In Canada though, it’s a different story thanks to our regulations. While Rogers is using both the Black Arrow technology as well as Rosenman to launch dynamic VOD ad insertion likely this year, it is prevented by CRTC regs governing VOD from selling ads on its own within the platform. Here, in order for ads to be sold on VOD, the program rights must be owned and the ad sales done, buy a linear Canadian broadcaster.
So matching feature film ads with Canadian VOD users like the example cited above can’t happen here. Rogers isn’t allowed to sell against the films in its VOD library the same way as Time Warner Cable can, for example.
“Ours is a slightly different model than in the U.S. so… we’ll just enable it on behalf of the broadcasters, and there’ll be some sort of serving fee,” says Rogers’ director of video product management Mark Freedman. “We don’t sell the inventory. CTV does, Shaw does, Corus does.”

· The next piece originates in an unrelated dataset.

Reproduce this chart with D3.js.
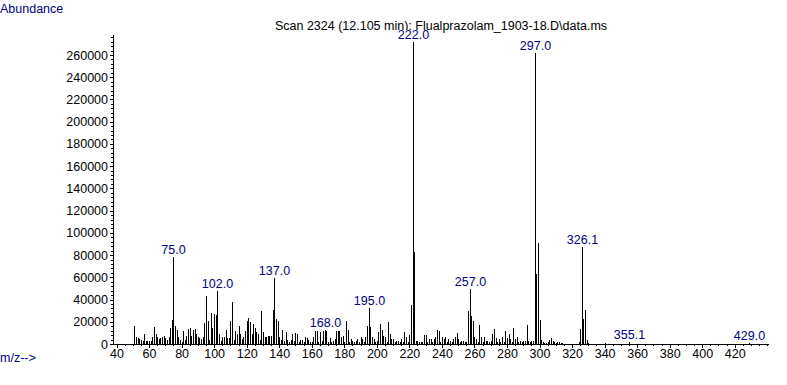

But with carriers now owning the four largest private broadcasters (Bell/CTV, Shaw/Global, Videotron/TVA and Rogers/Citytv), dynamic VOD would look to become a new revenue opportunity for the vertically integrated companies. Dynamic VOD ads will also be a prime cross-selling opportunity for digital cable, broadband, home phone and wireless.
“It may not be this huge revenue gusher for operators like Rogers… but the reality is that it is a strategic, over-the-top fighter for those operators so the compelling argument that they give Turner and Viacom and Discovery is that it’s monetization for your content which is beyond linear… and by the way, those views are to the living room, and there are zillions of them going to the big screen in the household. Now go, sales team, and connect that to everything else you’re selling,” explains Rosenman, who adds the business model will be up to each programmer and carrier to decide.

“The argument then, when push comes to shove with the programmers – is… why are you making your content available via IP for free when… we’ve given you a way to make money on your content on our platform that – by the way, the CPMs we’re talking about is dollars compared to pennies for online advertising.
“And when I say dollars, I mean really rich CPMs. Like, make your eyes bulge out. In fact, a couple have already been booked in the trial market, and some of those metrics were shared with me… was the validation of many years of work to know that this inventory was that valuable.”
Rosenman says dynamic VOD advertising will be enabled for 20 million U.S. households by the end of 2011, rising to 40 or 50 million in 2012.
“I can actually tell you what ad played in what household against what content at what time, and I can limit my campaigns by total number of impressions, how long a campaign should be out. All sorts of parameters. So I actually have hard data coming back in real time that says, ;I delivered this many messages to this many households,’ which is kind of a quantum leap.”
A quantum leap. That’s what the “true believers” have said should have happened by now to the world of TV advertising. We’re not there yet, but it is on its way.